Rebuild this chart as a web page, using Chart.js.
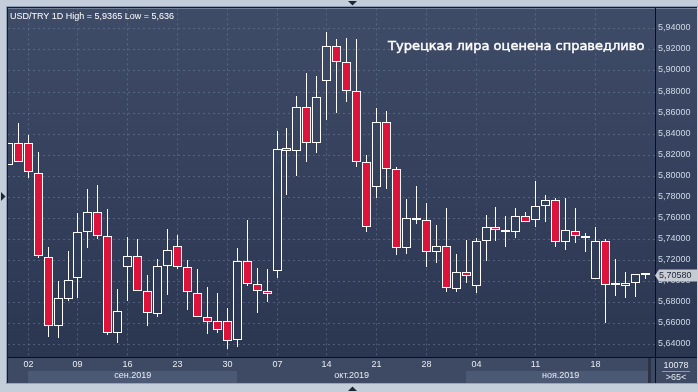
<!DOCTYPE html>
<html>
<head>
<meta charset="utf-8">
<script src="https://cdn.jsdelivr.net/npm/chart.js@4.4.1/dist/chart.umd.min.js"></script>
<style>
  html, body { margin: 0; padding: 0; background: #c4cedb; }
  canvas { display: block; }
</style>
</head>
<body>
<canvas id="chart" width="698" height="392"></canvas>
<script>
// daily bars, USD/TRY (Sunday bars included in november)
const dates = [
  '2019-08-29', '2019-08-30',
  '2019-09-02', '2019-09-03', '2019-09-04', '2019-09-05', '2019-09-06',
  '2019-09-09', '2019-09-10', '2019-09-11', '2019-09-12', '2019-09-13',
  '2019-09-16', '2019-09-17', '2019-09-18', '2019-09-19', '2019-09-20',
  '2019-09-23', '2019-09-24', '2019-09-25', '2019-09-26', '2019-09-27',
  '2019-09-30', '2019-10-01', '2019-10-02', '2019-10-03', '2019-10-04',
  '2019-10-07', '2019-10-08', '2019-10-09', '2019-10-10', '2019-10-11',
  '2019-10-14', '2019-10-15', '2019-10-16', '2019-10-17', '2019-10-18',
  '2019-10-21', '2019-10-22', '2019-10-23', '2019-10-24', '2019-10-25',
  '2019-10-28', '2019-10-29', '2019-10-30', '2019-10-31', '2019-11-01',
  '2019-11-04', '2019-11-05', '2019-11-06', '2019-11-07', '2019-11-08',
  '2019-11-10', '2019-11-11', '2019-11-12', '2019-11-13', '2019-11-14', '2019-11-15',
  '2019-11-17', '2019-11-18', '2019-11-19', '2019-11-20', '2019-11-21', '2019-11-22',
  '2019-11-24'
];
const opens = [
  5.8107, 5.8316, 5.8316, 5.8031, 5.7225, 5.6571, 5.6832, 5.7026, 5.7462, 5.7652,
  5.7424, 5.6504, 5.7130, 5.7234, 5.6903, 5.6685, 5.7140, 5.7329, 5.7130, 5.6884,
  5.6656, 5.6618, 5.6618, 5.6438, 5.7187, 5.6969, 5.6903, 5.7092, 5.8268, 5.8240,
  5.8657, 5.8316, 5.8904, 5.9235, 5.9084, 5.8809, 5.8135, 5.7889, 5.8515, 5.8060,
  5.7310, 5.7604, 5.7576, 5.7278, 5.7329, 5.6927, 5.7083, 5.6950, 5.7377, 5.7510,
  5.7481, 5.7462, 5.7614, 5.7576, 5.7718, 5.7775, 5.7367, 5.7472, 5.7424, 5.7016,
  5.7377, 5.6960, 5.6950, 5.6979, 5.7058
];
const highs = [
  5.8316, 5.8499, 5.8385, 5.8224, 5.7323, 5.7000, 5.7285, 5.7645, 5.7873, 5.7911,
  5.7683, 5.6924, 5.7415, 5.7399, 5.7057, 5.7209, 5.7493, 5.7436, 5.7199, 5.7114,
  5.6943, 5.6887, 5.6741, 5.7310, 5.7579, 5.7121, 5.7114, 5.8423, 5.8451, 5.8755,
  5.8976, 5.8944, 5.9365, 5.9302, 5.9311, 5.9302, 5.8202, 5.8648, 5.8612, 5.8088,
  5.7778, 5.7901, 5.7740, 5.7531, 5.7693, 5.7256, 5.7389, 5.7408, 5.7626, 5.7701,
  5.7614, 5.7699, 5.7652, 5.7946, 5.7816, 5.7794, 5.7787, 5.7690, 5.7453, 5.7510,
  5.7396, 5.7206, 5.7083, 5.7064, 5.7058
];
const lows = [
  5.8107, 5.8135, 5.7980, 5.7216, 5.6472, 5.6463, 5.6813, 5.6842, 5.7316, 5.7396,
  5.6488, 5.6415, 5.6813, 5.6903, 5.6576, 5.6656, 5.6870, 5.7114, 5.6728, 5.6656,
  5.6500, 5.6510, 5.6360, 5.6377, 5.6950, 5.6694, 5.6804, 5.7032, 5.7816, 5.8000,
  5.8132, 5.8217, 5.8530, 5.8596, 5.8704, 5.8079, 5.7462, 5.7785, 5.7870, 5.7244,
  5.7253, 5.7547, 5.7130, 5.7168, 5.6900, 5.6896, 5.6984, 5.6887, 5.7193, 5.7377,
  5.7326, 5.7405, 5.7557, 5.7515, 5.7566, 5.7326, 5.7297, 5.7358, 5.7278, 5.7016,
  5.6599, 5.6861, 5.6842, 5.6851, 5.7016
];
const closes = [
  5.8316, 5.8135, 5.8034, 5.7234, 5.6571, 5.6836, 5.7007, 5.7462, 5.7652, 5.7424,
  5.6504, 5.6713, 5.7234, 5.6903, 5.6694, 5.7140, 5.7294, 5.7130, 5.6893, 5.6656,
  5.6614, 5.6538, 5.6428, 5.7187, 5.6969, 5.6903, 5.6874, 5.8259, 5.8240, 5.8657,
  5.8316, 5.8752, 5.9235, 5.9084, 5.8809, 5.8135, 5.7510, 5.8515, 5.8060, 5.7310,
  5.7604, 5.7576, 5.7272, 5.7329, 5.6931, 5.7083, 5.7045, 5.7377, 5.7510, 5.7481,
  5.7462, 5.7614, 5.7566, 5.7718, 5.7775, 5.7367, 5.7481, 5.7424, 5.7405, 5.7377,
  5.6960, 5.6960, 5.6979, 5.7064, 5.7058
];
const monthKeys = ['2019-09', '2019-10', '2019-11'];
const monthLabels = ['сен.2019', 'окт.2019', 'ноя.2019'];
const yTicks = [5.64, 5.66, 5.68, 5.70, 5.72, 5.74, 5.76, 5.78, 5.80, 5.82, 5.84, 5.86, 5.88, 5.90, 5.92, 5.94];
const title = 'USD/TRY 1D High = 5,9365 Low = 5,636';
const headline = 'Турецкая лира оценена справедливо';
const volumeText = '10078';
const countText = '>65<';

const RED = '#dc143c';
const FONT = '"Liberation Sans", Arial, sans-serif';
Chart.defaults.font.family = FONT;

// linear scale that snaps to the pixel grid so 1px candle lines stay crisp
class SnapScale extends Chart.LinearScale {
  getPixelForValue(v) {
    const p = super.getPixelForValue(v);
    const half = this.isHorizontal() ? 0.5 : 0;
    return Math.round(p - half) + half;
  }
}
SnapScale.id = 'snap';
SnapScale.defaults = Chart.LinearScale.defaults;
Chart.register(SnapScale);

// mondays get a day label
const mondays = [];
dates.forEach((d, i) => {
  if (new Date(d + 'T00:00:00Z').getUTCDay() === 1) mondays.push(i);
});
const monthStarts = monthKeys.map(k => dates.findIndex(d => d.startsWith(k)));
const monthEnds = monthStarts.map((s, i) => i < monthStarts.length - 1 ? monthStarts[i + 1] : dates.length);
const monthMids = monthStarts.map((s, i) => (s + monthEnds[i]) / 2);

const fmt = v => v.toFixed(5).replace('.', ',');

function panelGradient(ctx, top, bottom) {
  const g = ctx.createLinearGradient(0, top, 0, bottom);
  g.addColorStop(0, '#3f4c67');
  g.addColorStop(1, '#2b3651');
  return g;
}

const bodyFill = c => {
  const i = c.dataIndex;
  if (closes[i] < opens[i]) return RED;
  const a = c.chart.chartArea;
  if (!a) return '#35415b';
  return panelGradient(c.chart.ctx, a.top, a.bottom);
};

const frame = {
  id: 'frame',
  beforeDraw(chart) {
    const ctx = chart.ctx;
    const a = chart.chartArea;
    const x = chart.scales.x;
    ctx.save();
    ctx.fillStyle = '#c4cedb';
    ctx.fillRect(0, 0, chart.width, chart.height);
    ctx.fillStyle = '#8e9bb0';
    ctx.fillRect(6, 6, chart.width - 6, 1);
    ctx.fillRect(6, 6, 1, 378);
    ctx.fillStyle = '#161c28';
    ctx.fillRect(7, 7, chart.width - 8, 1);
    ctx.fillRect(7, 7, 1, 377);

    ctx.fillStyle = panelGradient(ctx, a.top, a.bottom);
    ctx.fillRect(a.left, a.top, 697 - a.left, a.bottom - a.top);

    // bottom strip with month bands
    ctx.fillStyle = '#3e4a64';
    ctx.fillRect(a.left, a.bottom, 697 - a.left, 383 - a.bottom);
    ctx.fillStyle = '#4b5975';
    monthStarts.forEach((s, i) => {
      if (i % 2 === 1) return;
      const x0 = Math.floor(x.getPixelForValue(s));
      const x1 = Math.min(Math.floor(x.getPixelForValue(monthEnds[i])), 648);
      ctx.fillRect(x0, 371, x1 - x0, 12);
    });
    ctx.fillStyle = '#2a3347';
    ctx.fillRect(648, a.bottom + 1, 3, 383 - a.bottom - 1);
    ctx.fillStyle = '#9aa6b8';
    ctx.fillRect(7, 383, chart.width - 7, 1);
    ctx.restore();
  },
  afterDraw(chart) {
    const ctx = chart.ctx;
    const a = chart.chartArea;
    const y = chart.scales.y;
    ctx.save();
    // separators
    ctx.fillStyle = '#0b0f18';
    ctx.fillRect(a.left, a.bottom, 697 - a.left, 1);
    ctx.fillRect(a.right, a.top, 1, 383 - a.top);

    ctx.fillStyle = '#ffffff';
    ctx.textBaseline = 'alphabetic';
    ctx.textAlign = 'left';
    ctx.font = '9px ' + FONT;
    ctx.fillText(title, 10, 18.5);
    ctx.font = '13px "DejaVu Sans", sans-serif';
    ctx.strokeStyle = '#ffffff';
    ctx.lineWidth = 0.45;
    ctx.fillText(headline, 388, 49.5);
    ctx.strokeText(headline, 388, 49.5);

    // last price tag
    const last = closes[closes.length - 1];
    const py = Math.round(y.getPixelForValue(last)) + 0.5;
    ctx.fillStyle = '#c6cbd4';
    ctx.beginPath();
    ctx.moveTo(655, py);
    ctx.lineTo(659, py - 6);
    ctx.lineTo(697, py - 6);
    ctx.lineTo(697, py + 6);
    ctx.lineTo(659, py + 6);
    ctx.closePath();
    ctx.fill();
    ctx.fillStyle = '#1e2535';
    ctx.font = '9px ' + FONT;
    ctx.textBaseline = 'middle';
    ctx.fillText(fmt(last), 659, py + 0.5);

    // bottom-right box
    ctx.fillStyle = '#e6ebf2';
    ctx.textAlign = 'center';
    ctx.fillText(volumeText, 676, 365.5);
    ctx.fillText(countText, 676, 378);
    ctx.fillStyle = '#8d99ad';
    ctx.fillRect(662, 371, 28, 1);

    // frame markers
    ctx.fillStyle = '#1f2636';
    ctx.beginPath();
    ctx.moveTo(348, 1); ctx.lineTo(357, 1); ctx.lineTo(352.5, 5.5); ctx.closePath(); ctx.fill();
    ctx.beginPath();
    ctx.moveTo(348, 391); ctx.lineTo(357, 391); ctx.lineTo(352.5, 386.5); ctx.closePath(); ctx.fill();
    ctx.beginPath();
    ctx.moveTo(1, 192); ctx.lineTo(1, 201); ctx.lineTo(5.5, 196.5); ctx.closePath(); ctx.fill();
    ctx.restore();
  }
};

const gridColor = 'rgba(112,126,154,0.55)';

new Chart(document.getElementById('chart'), {
  type: 'bar',
  data: {
    datasets: [
      {
        label: 'body',
        data: dates.map((d, i) => ({ x: i, y: [opens[i], closes[i]] })),
        backgroundColor: bodyFill,
        borderColor: '#ffffff',
        borderWidth: 1,
        borderSkipped: false,
        inflateAmount: 0,
        barThickness: 9,
        minBarLength: 2,
        grouped: false,
        clip: 0,
        order: 0
      },
      {
        label: 'wick',
        data: dates.map((d, i) => ({ x: i, y: [lows[i], highs[i]] })),
        backgroundColor: '#ffffff',
        borderWidth: 0,
        inflateAmount: 0,
        barThickness: 1,
        grouped: false,
        clip: 0,
        order: 1
      }
    ]
  },
  options: {
    responsive: false,
    animation: false,
    devicePixelRatio: 1,
    events: [],
    layout: { padding: { left: 8, top: 8, right: 1, bottom: 9 } },
    plugins: {
      legend: { display: false },
      tooltip: { enabled: false }
    },
    scales: {
      x: {
        type: 'snap',
        position: 'bottom',
        offset: false,
        min: -0.03,
        max: 64.975,
        bounds: 'data',
        afterBuildTicks: s => { s.ticks = mondays.map(v => ({ value: v })); },
        afterFit: s => { s.height = 13; },
        ticks: {
          autoSkip: false,
          maxRotation: 0,
          padding: 2,
          color: '#e6ebf2',
          font: { size: 9 },
          callback: v => dates[v].slice(8)
        },
        grid: { color: gridColor, drawTicks: false, offset: false },
        border: { color: '#0b0f18', width: 1, dash: [2, 3] }
      },
      xm: {
        type: 'linear',
        position: 'bottom',
        offset: false,
        min: -0.03,
        max: 64.975,
        bounds: 'data',
        afterBuildTicks: s => { s.ticks = monthMids.map(v => ({ value: v })); },
        afterFit: s => { s.height = 13; },
        ticks: {
          autoSkip: false,
          maxRotation: 0,
          padding: 0,
          color: '#e6ebf2',
          font: { size: 9 },
          callback: (v, i) => monthLabels[i]
        },
        grid: { display: false, drawTicks: false, offset: false },
        border: { display: false }
      },
      y: {
        type: 'snap',
        position: 'right',
        min: 5.628,
        max: 5.9589,
        bounds: 'data',
        afterBuildTicks: s => { s.ticks = yTicks.map(v => ({ value: v })); },
        afterFit: s => { s.width = 42; },
        ticks: {
          padding: 3,
          color: '#cdd8e8',
          font: { size: 9 },
          callback: v => fmt(v)
        },
        grid: { color: gridColor, drawTicks: false },
        border: { color: '#0b0f18', width: 1, dash: [2, 3] }
      }
    }
  },
  plugins: [frame]
});
</script>
</body>
</html>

┄┄┄┄┄┄┄┄┄┄┄┄┄┄┄┄┄┄┄┄

**Requirements**
Which lines contain the word "this"? Return each of them.

**Written response**
Rebuild this chart as a web page, using Chart.js.
    const half = this.isHorizontal() ? 0.5 : 0;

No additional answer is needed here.